I needs to be as low as it can reasonable be. In other words, not an
800 psu like so many computers have today. I want the whole thing
drawing under 150. But lower is better, hence I don't need to specify.
That's not too hard, if you buy the cheapest system Dell
sells today, it'll be under 150 and isn't even particularly
engineered towards low power. Even so, supposing the PSU is
150W, it is better to have a lot of margin, be drawing 50W
from a 150W PSU rather than 120W, particularly if there's
limited airflow and/or high ambient temp, the PSU will last
longer. If moderate temp and good active cooling (merely
meaning a fan somewhere even if low RPM, and appropriately
located chassis intake or exhaust vents), it may not matter
so much.
Again, I want it as small as possible, smaller is better. SBC sounds
good, sure. I don't have a definition of "what my case will be".

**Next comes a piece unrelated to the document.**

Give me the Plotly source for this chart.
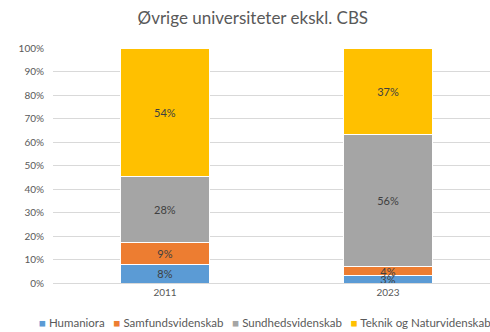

Then it's a bit pointless to go for something much smaller
than the case you end up using, will accomodate, true? That
is, unless you're building one from scratch and if that is
the situation, you may or may not benefit from any one
dimension of a board being smaller. For example, the
cheapest thing I linked last time (IIRC) was a PCChips
M789CG @ Newegg, and it's only a couple dozen mm longer than
most of the EPIAs. Whether you could exploit two dozen mm or
not depends on what else is being stuffed into same case.
I don't care. Sure, notebook is fine.
I'm only asking because from your initial specs, there are
too many choices, and you didn't specify the budget or how
important size was, how much of a premium it was worth for
slight size reduction... since the smallest SBCs are even
lower performance and rise in price quickly. $1000 might be
a typical price-point.
http://www.gms4sbc.com/products/product_pages/modular/p60x/p60x.html
As stated in the original post, it doesn't need good video
capabilities. I don't care about cache and memory throughput.
Ok, but then I wonder why you don't care?
My point is, most people think of very low power or SBC
systems in terms of what a desktop can do. You made a
comment about a PII or Celeron 500 recently, but for some
things either of these CPUs will be MUCH faster than a SBC,
if you chose one with very low cache or memory throughput.
Ok good to know, thanks. I'm shooting for something near a pII, as
stated.
Some other architecture would be similar "on average" but
that average could be substantially higher or lower
performance in multiple areas.
In other words, if it were as useful to know what desktop
CPU you'd have liked to to be equivalent to on average, I
would have asked that instead. If you can't resolve past a
PII for a desktop you can only use a PII desktop, or far
overshoot the mark just be sure you're covered, which means
the Pentium Mobile platform.
That one looks really good thanks very much
Depends on your needs... It's larger than it might need be
due to having the PCI slot, the card slots, and is going to
be less tolerant of small, low airflow chassis because they
cheaped out and used electrolytic capacitors. On the other
hand, in past years you couldn't get anywhere near this much
functionality at this size, for this price, it is a great
value for some uses. The Via 600MHz CPU is significantly
slower than a PII-400 or Celeron 500.